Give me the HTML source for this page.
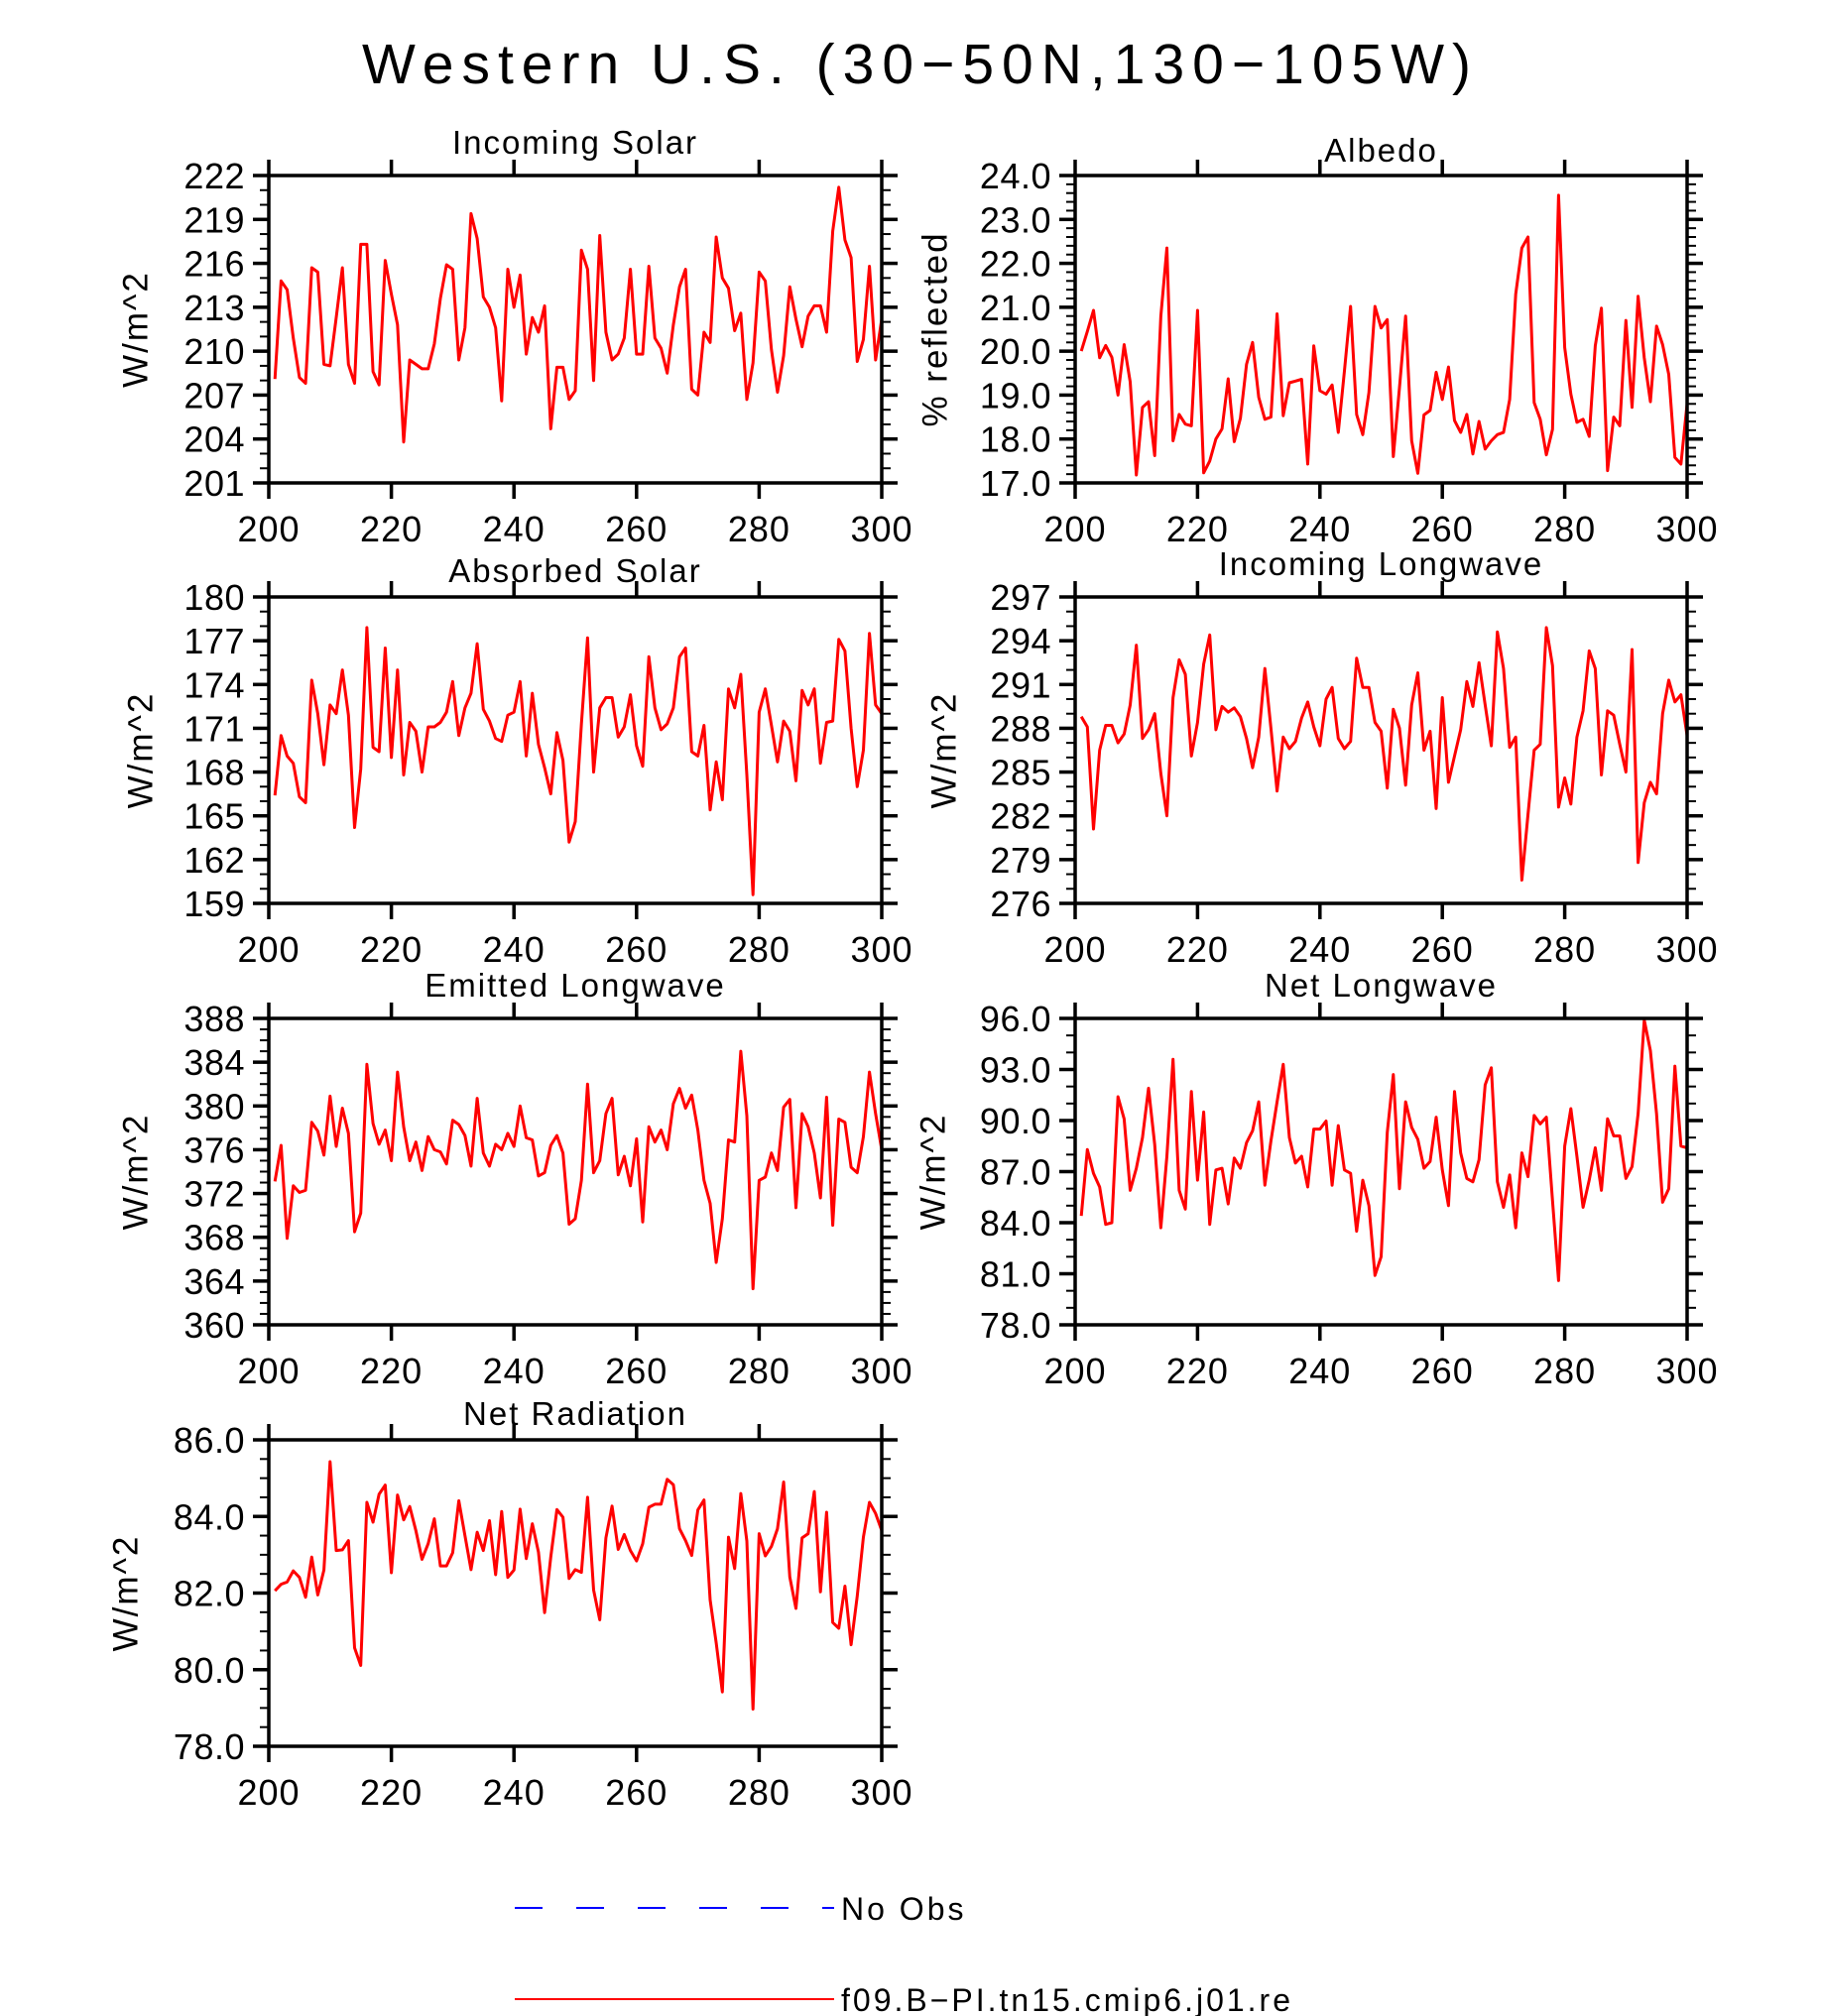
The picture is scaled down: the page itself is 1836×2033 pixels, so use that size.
<!DOCTYPE html>
<html><head><meta charset="utf-8"><style>
html,body{margin:0;padding:0;background:#fff;}
svg{display:block;}
text{font-family:"Liberation Sans",sans-serif;fill:#000;}
</style></head><body>
<svg id="chart" width="1836" height="2033" viewBox="0 0 1836 2033" xmlns="http://www.w3.org/2000/svg">
<text x="928" y="84" font-size="57" text-anchor="middle" letter-spacing="8">Western U.S. (30−50N,130−105W)</text>
<g>
<line x1="519" y1="1924" x2="841" y2="1924" stroke="#0000ff" stroke-width="2" stroke-dasharray="28,34"/>
<text x="848" y="1936" font-size="32" letter-spacing="3">No Obs</text>
<line x1="519" y1="2016" x2="841" y2="2016" stroke="#ff0000" stroke-width="2"/>
<text x="848" y="2028" font-size="32" letter-spacing="3">f09.B−PI.tn15.cmip6.j01.re</text>
</g>
</svg>
<script>
const incomingSolar=[208.1,214.8,214.2,210.9,208.2,207.8,215.7,215.4,209.1,209.0,212.3,215.7,209.1,207.8,217.3,217.3,208.6,207.7,216.2,213.9,211.8,203.8,209.4,209.1,208.8,208.8,210.5,213.6,215.9,215.6,209.4,211.6,219.4,217.7,213.7,213.0,211.6,206.6,215.6,213.0,215.2,209.8,212.3,211.3,213.1,204.7,208.9,208.9,206.7,207.3,216.9,215.6,208.0,217.9,211.3,209.4,209.8,210.9,215.6,209.8,209.8,215.8,210.9,210.2,208.5,211.8,214.4,215.6,207.4,207.0,211.3,210.6,217.8,215.0,214.3,211.4,212.6,206.7,209.2,215.4,214.8,210.1,207.2,209.7,214.4,212.2,210.3,212.4,213.1,213.1,211.3,218.2,221.2,217.6,216.4,209.3,210.8,215.8,209.4,212.2];
const albedo=[20.0,20.45,20.93,19.85,20.13,19.86,19.0,20.15,19.3,17.18,18.72,18.85,17.62,20.8,22.35,17.96,18.56,18.34,18.3,20.93,17.23,17.5,18.0,18.23,19.37,17.94,18.47,19.7,20.2,18.95,18.45,18.5,20.85,18.53,19.28,19.32,19.36,17.43,20.12,19.1,19.02,19.23,18.15,19.55,21.02,18.56,18.1,19.06,21.02,20.53,20.72,17.6,19.17,20.8,17.96,17.22,18.55,18.65,19.52,18.9,19.64,18.42,18.15,18.56,17.66,18.4,17.77,17.96,18.1,18.15,18.9,21.3,22.35,22.6,18.83,18.45,17.64,18.22,23.55,20.08,19.02,18.38,18.45,18.06,20.12,20.98,17.28,18.5,18.3,20.7,18.72,21.25,19.85,18.85,20.57,20.15,19.47,17.58,17.43,18.8];
const absorbedSolar=[166.4,170.5,169.1,168.6,166.3,165.9,174.3,172.0,168.5,172.6,172.0,175.0,171.9,164.2,168.2,177.9,169.7,169.4,176.5,169.0,175.0,167.8,171.4,170.8,168.0,171.1,171.1,171.4,172.1,174.2,170.5,172.4,173.4,176.8,172.3,171.5,170.3,170.1,171.9,172.1,174.2,169.1,173.4,169.9,168.3,166.5,170.7,168.8,163.2,164.6,171.3,177.2,168.0,172.4,173.1,173.1,170.4,171.1,173.3,169.8,168.4,175.9,172.4,170.9,171.3,172.4,175.9,176.5,169.4,169.1,171.2,165.4,168.7,166.1,173.7,172.4,174.7,167.8,159.6,172.1,173.7,171.2,168.7,171.5,170.8,167.4,173.6,172.6,173.7,168.6,171.4,171.5,177.1,176.3,171.0,167.0,169.5,177.5,172.6,172.0];
const incomingLongwave=[288.8,288.1,281.1,286.5,288.2,288.2,287.0,287.6,289.6,293.7,287.3,287.9,289.0,284.9,282.0,290.1,292.7,291.7,286.1,288.4,292.4,294.4,287.9,289.5,289.1,289.4,288.8,287.3,285.3,287.4,292.1,288.0,283.7,287.4,286.6,287.1,288.7,289.8,288.1,286.8,290.0,290.8,287.3,286.6,287.1,292.8,290.8,290.8,288.4,287.8,283.9,289.3,288.0,284.1,289.6,291.8,286.5,287.8,282.5,290.1,284.3,286.1,287.9,291.2,289.5,292.5,289.6,286.8,294.6,292.1,286.7,287.4,277.6,282.1,286.5,286.9,294.9,292.3,282.6,284.6,282.8,287.4,289.2,293.3,292.1,284.8,289.2,288.9,286.9,285.0,293.4,278.8,282.9,284.3,283.5,289.0,291.3,289.8,290.3,287.5];
const emittedLongwave=[373.1,376.4,367.9,372.7,372.1,372.3,378.5,377.7,375.5,380.9,376.3,379.8,377.5,368.5,370.2,383.8,378.4,376.5,377.8,375.0,383.1,378.1,375.0,376.7,374.1,377.2,376.0,375.8,374.7,378.7,378.3,377.3,374.5,380.7,375.7,374.5,376.5,376.0,377.5,376.3,380.0,377.1,376.9,373.6,373.9,376.4,377.3,375.7,369.2,369.7,373.2,382.0,373.9,375.0,379.3,380.7,373.7,375.4,372.7,377.0,369.4,378.1,376.7,377.8,376.0,380.2,381.6,379.8,381.0,377.8,373.2,371.1,365.7,369.7,376.9,376.7,385.0,379.1,363.3,373.2,373.5,375.7,374.1,379.9,380.6,370.7,379.3,378.1,375.7,371.6,380.8,369.1,378.8,378.5,374.4,373.9,377.2,383.1,379.3,376.0];
const netLongwave=[84.4,88.3,86.9,86.1,83.9,84.0,91.4,90.1,85.9,87.2,89.0,91.9,88.6,83.7,87.9,93.6,85.9,84.8,91.7,86.5,90.5,83.9,87.1,87.2,85.1,87.8,87.2,88.7,89.4,91.1,86.2,88.8,91.1,93.3,89.0,87.5,87.9,86.1,89.5,89.5,89.97,86.2,89.7,87.1,86.9,83.5,86.5,85.0,80.9,82.0,89.3,92.7,86.0,91.1,89.6,88.9,87.2,87.6,90.2,87.1,85.0,91.7,88.1,86.6,86.4,87.7,92.1,93.1,86.4,84.9,86.8,83.7,88.1,86.7,90.3,89.8,90.2,85.3,80.6,88.5,90.7,87.9,84.9,86.5,88.4,85.9,90.1,89.1,89.1,86.6,87.3,90.4,95.9,94.1,90.4,85.2,86.0,93.2,88.5,88.4];
const netRadiation=[82.06,82.23,82.29,82.58,82.41,81.89,82.94,81.95,82.6,85.43,83.11,83.13,83.37,80.57,80.11,84.37,83.85,84.58,84.82,82.53,84.56,83.91,84.26,83.63,82.88,83.29,83.94,82.71,82.71,83.05,84.41,83.5,82.61,83.59,83.11,83.89,82.48,84.13,82.41,82.6,84.19,82.9,83.81,83.07,81.49,82.94,84.18,83.98,82.38,82.61,82.54,84.5,82.08,81.3,83.44,84.27,83.14,83.53,83.11,82.84,83.29,84.24,84.32,84.32,84.97,84.83,83.68,83.37,82.98,84.17,84.43,81.82,80.7,79.42,83.46,82.64,84.6,83.36,78.97,83.55,82.97,83.22,83.68,84.9,82.42,81.6,83.44,83.55,84.65,82.03,84.11,81.23,81.08,82.18,80.65,81.92,83.46,84.37,84.08,83.63];
const xTickLabels=["200","220","240","260","280","300"];
const tickIncomingSolar=["201","204","207","210","213","216","219","222"];
const tickAlbedo=["17.0","18.0","19.0","20.0","21.0","22.0","23.0","24.0"];
const tickAbsorbed=["159","162","165","168","171","174","177","180"];
const tickIncomingLW=["276","279","282","285","288","291","294","297"];
const tickEmitted=["360","364","368","372","376","380","384","388"];
const tickNetLW=["78.0","81.0","84.0","87.0","90.0","93.0","96.0"];
const tickNetRad=["78.0","80.0","82.0","84.0","86.0"];
const years=[];for(let y=201;y<=300;y++)years.push(y);

const NS="http://www.w3.org/2000/svg";
const svg=document.getElementById('chart');
function mk(tag,attrs,parent){const e=document.createElementNS(NS,tag);for(const k in attrs)e.setAttribute(k,attrs[k]);(parent||svg).appendChild(e);return e;}

const LX=[271,889],RX=[1084,1701];
const panels=[
 {name:'incoming-solar',title:'Incoming Solar',yt:'W/m^2',xr:LX,yr:[177,487],ticks:tickIncomingSolar,minor:3,data:incomingSolar,ty:143,ytx:137},
 {name:'albedo',title:'Albedo',yt:'% reflected',xr:RX,yr:[177,487],ticks:tickAlbedo,minor:5,data:albedo,ty:151,ytx:943},
 {name:'absorbed-solar',title:'Absorbed Solar',yt:'W/m^2',xr:LX,yr:[602,911],ticks:tickAbsorbed,minor:3,data:absorbedSolar,ty:575,ytx:142},
 {name:'incoming-longwave',title:'Incoming Longwave',yt:'W/m^2',xr:RX,yr:[602,911],ticks:tickIncomingLW,minor:3,data:incomingLongwave,ty:568,ytx:952},
 {name:'emitted-longwave',title:'Emitted Longwave',yt:'W/m^2',xr:LX,yr:[1027,1336],ticks:tickEmitted,minor:4,data:emittedLongwave,ty:993,ytx:137},
 {name:'net-longwave',title:'Net Longwave',yt:'W/m^2',xr:RX,yr:[1027,1336],ticks:tickNetLW,minor:3,data:netLongwave,ty:993,ytx:941},
 {name:'net-radiation',title:'Net Radiation',yt:'W/m^2',xr:LX,yr:[1452,1761],ticks:tickNetRad,minor:4,data:netRadiation,ty:1425,ytx:127}
];

panels.forEach(p=>{
 const g=mk('g',{});
 
 
 const [x0,x1]=p.xr,[y0,y1]=p.yr;
 const tv=p.ticks.map(Number),vmin=tv[0],vmax=tv[tv.length-1];
 const xs=v=>x0+(v-200)/100*(x1-x0);
 const ys=v=>y1-(v-vmin)/(vmax-vmin)*(y1-y0);
 let d='';
 p.data.forEach((v,i)=>{d+=(i?'L':'M')+xs(years[i]).toFixed(1)+','+ys(v).toFixed(1);});
 const path=mk('path',{d:d,fill:'none',stroke:'#ff0000','stroke-width':3,'stroke-linejoin':'round'},g);
 
 
 const fr=mk('rect',{x:x0,y:y0,width:x1-x0,height:y1-y0,fill:'none',stroke:'#000','stroke-width':3.5},g);
 
 
 const step=(vmax-vmin)/(tv.length-1);
 for(let k=0;k<tv.length;k++){
  const y=ys(tv[k]);
  mk('line',{x1:x0-16,y1:y,x2:x0,y2:y,stroke:'#000','stroke-width':3.5},g);
  mk('line',{x1:x1,y1:y,x2:x1+16,y2:y,stroke:'#000','stroke-width':3.5},g);
  const t=mk('text',{x:x0-24,y:y+13,'font-size':36,'text-anchor':'end','letter-spacing':0.5},g);
  t.textContent=p.ticks[k];
  
  
  if(k<tv.length-1){for(let m=1;m<p.minor;m++){const ym=ys(tv[k]+step*m/p.minor);
   mk('line',{x1:x0-9,y1:ym,x2:x0,y2:ym,stroke:'#000','stroke-width':2},g);
   mk('line',{x1:x1,y1:ym,x2:x1+9,y2:ym,stroke:'#000','stroke-width':2},g);}}
 }
 xTickLabels.forEach(s=>{const x=xs(Number(s));
  mk('line',{x1:x,y1:y0-16,x2:x,y2:y0,stroke:'#000','stroke-width':3.5},g);
  mk('line',{x1:x,y1:y1,x2:x,y2:y1+16,stroke:'#000','stroke-width':3.5},g);
  const t=mk('text',{x:x,y:y1+59,'font-size':36,'text-anchor':'middle','letter-spacing':1},g);
  t.textContent=s;
  
  
 });
 const tt=mk('text',{x:(x0+x1)/2,y:p.ty+12,'font-size':33,'text-anchor':'middle','letter-spacing':2},g);
 tt.textContent=p.title;
 
 
 const cy=(y0+y1)/2;
 const yt=mk('text',{x:p.ytx,y:cy,'font-size':35,'text-anchor':'middle','dominant-baseline':'central','letter-spacing':2,transform:'rotate(-90 '+p.ytx+' '+cy+')'},g);
 yt.textContent=p.yt;
 
 
});
</script>
</body></html>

------------------------------------

◆ EXERCISE OBJECTIVE
Each line in the listing above that contains "page" should be copied.

◆ WORKED ANSWER
Give me the HTML source for this page.
The picture is scaled down: the page itself is 1836×2033 pixels, so use that size.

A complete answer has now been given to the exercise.